Soybean crop ratings improved as expected in the good-to-excellent category. The U.S. Department of Agriculture reported that 56% of the U.S. soybean crop was in good-to-excellent shape as of Aug. 13. Iowa soybeans jumped 11 percentage points to 70%, Indiana crops improved to 71% in the same category, while Ohio crop conditions improved 2 percentage points to 69% good-to-excellent. Illinois soybeans decreased 1 percentage point to 67% good-to-excellent, while Minnesota crops rated as good-to-excellent declined by 6 percentage points in their top-rated category.

 

Eighty-five percent of the U.S. soybean crop is setting pods, up 13 percentage points from last week and 8 percentage points ahead of the five-year average, according to the report.

 

U.S. Midwest cash soybean basis bids are mostly unchanged Tuesday. Spot cash soybean bids were down 2 cents in Des Moines Iowa, up 2 cents in central Illinois, and up 3 cents in St. Louis, Mo., according to cash sources Tuesday.

 

Rotterdam soybeans were mixed and soymeal prices were higher. European vegoils were mixed.

 

In overseas markets, soybean futures traded on China's Dalian Commodity Exchange settled higher Tuesday on an upward correction, said an analyst.

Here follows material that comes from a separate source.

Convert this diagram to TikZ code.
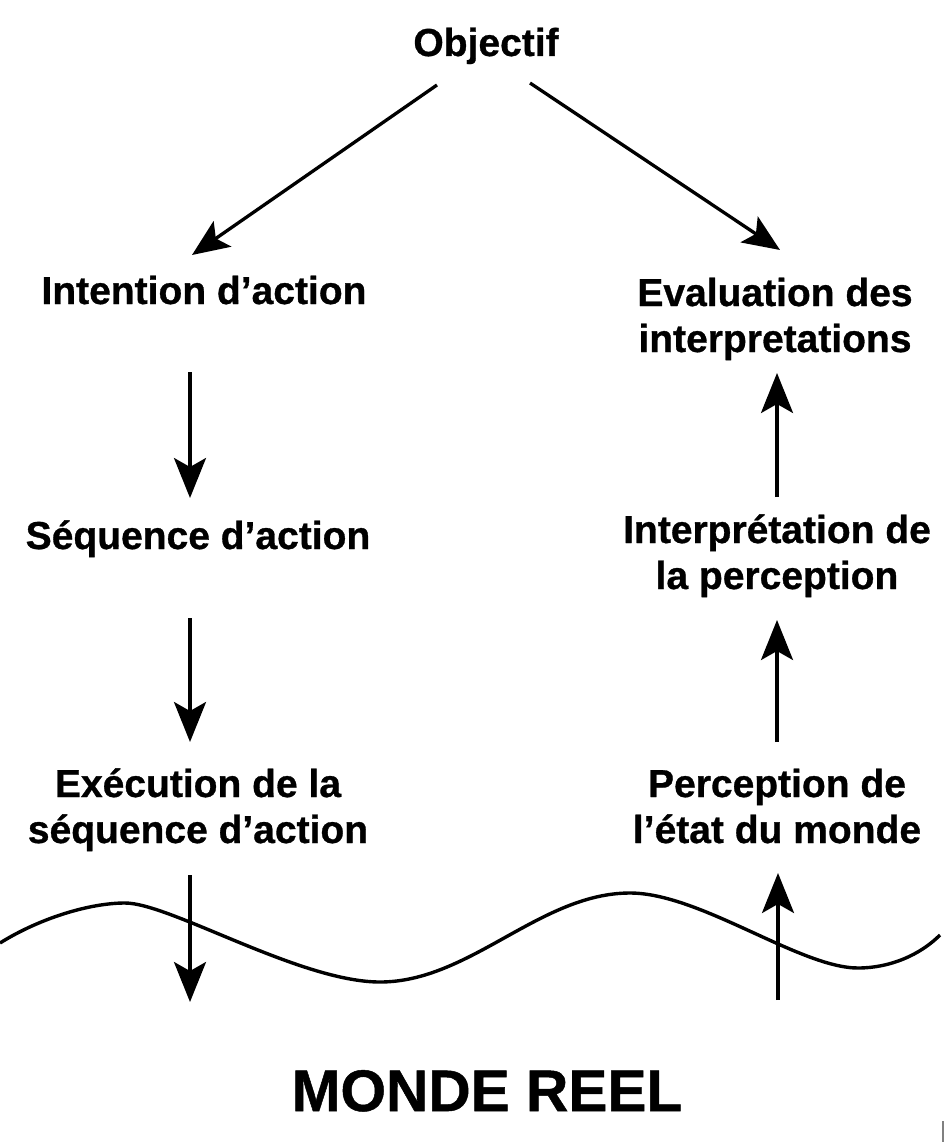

The most active January 2007 contract settled RMB2 higher at RMB2,522 a metric tonne, after trading between RMB2,512 and RMB2,530/tonne.

 

Crude palm oil futures on the Bursa Malaysia Derivatives ended slightly lower Tuesday after a choppy trading day as market sentiment turned cautious after recent strong gains. The benchmark October contract ended at MYR1,642 a metric tonne, down MYR5 from Monday.